Using an architect's compass and a modern USGS topographic map, an arc was drawn from the property at which the woman witness once lived and near where the search began. Knowing the crash occurred near the mountain top southwest of the woman's property, the arc helped define a zone of probability in which the crash most likely occurred. The coordinates of the center of that zone were entered into a GPS unit.
On the first attempt to find the site, using the GPS to guide us, we hiked to the probability zone's center point and turned left along the steep mountainside. We found nothing. On our second attempt we turned right at the zone's center point. Knowing the crash was 150 feet from the mountain top, a short walk at that elevation soon took us right to the few scant remaining pieces of the C-47. Although hard to find in the rugged mountainside, one small piece of debris contained a part number and was stamped "C-47".
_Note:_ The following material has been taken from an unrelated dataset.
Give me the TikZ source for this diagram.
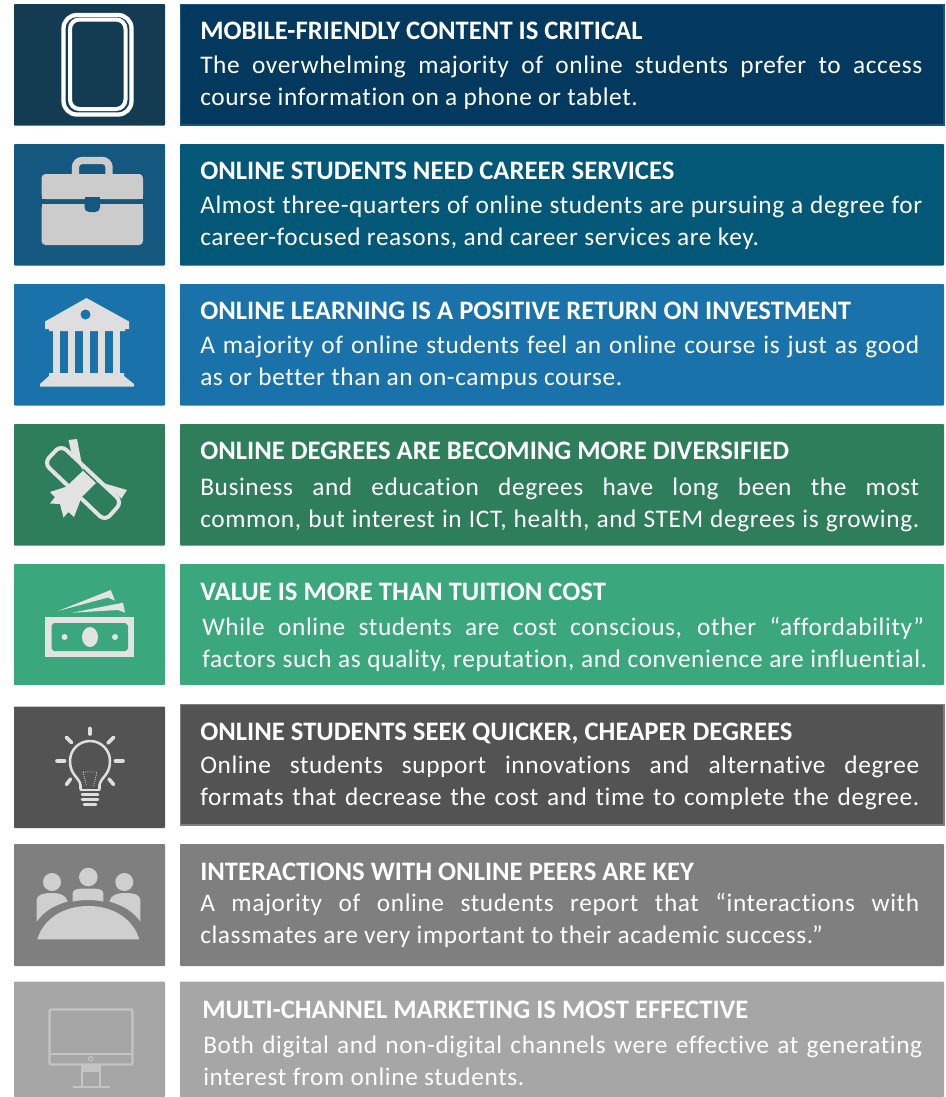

Later, after emailing the part number we found to Mike Stowe, within 30 minutes he emailed back an image from a page in the service and parts manual for the C-47. There it was: a drawing of the same part with the same number we found. We had found the C-47 for sure.
The part of the mountain where the crash occurred is steep and rugged enough to make one wonder if even just a few people had been here since that fatal day in 1942. It is hard to believe that in the most densely populated states in our nation an isolated area like this still exists.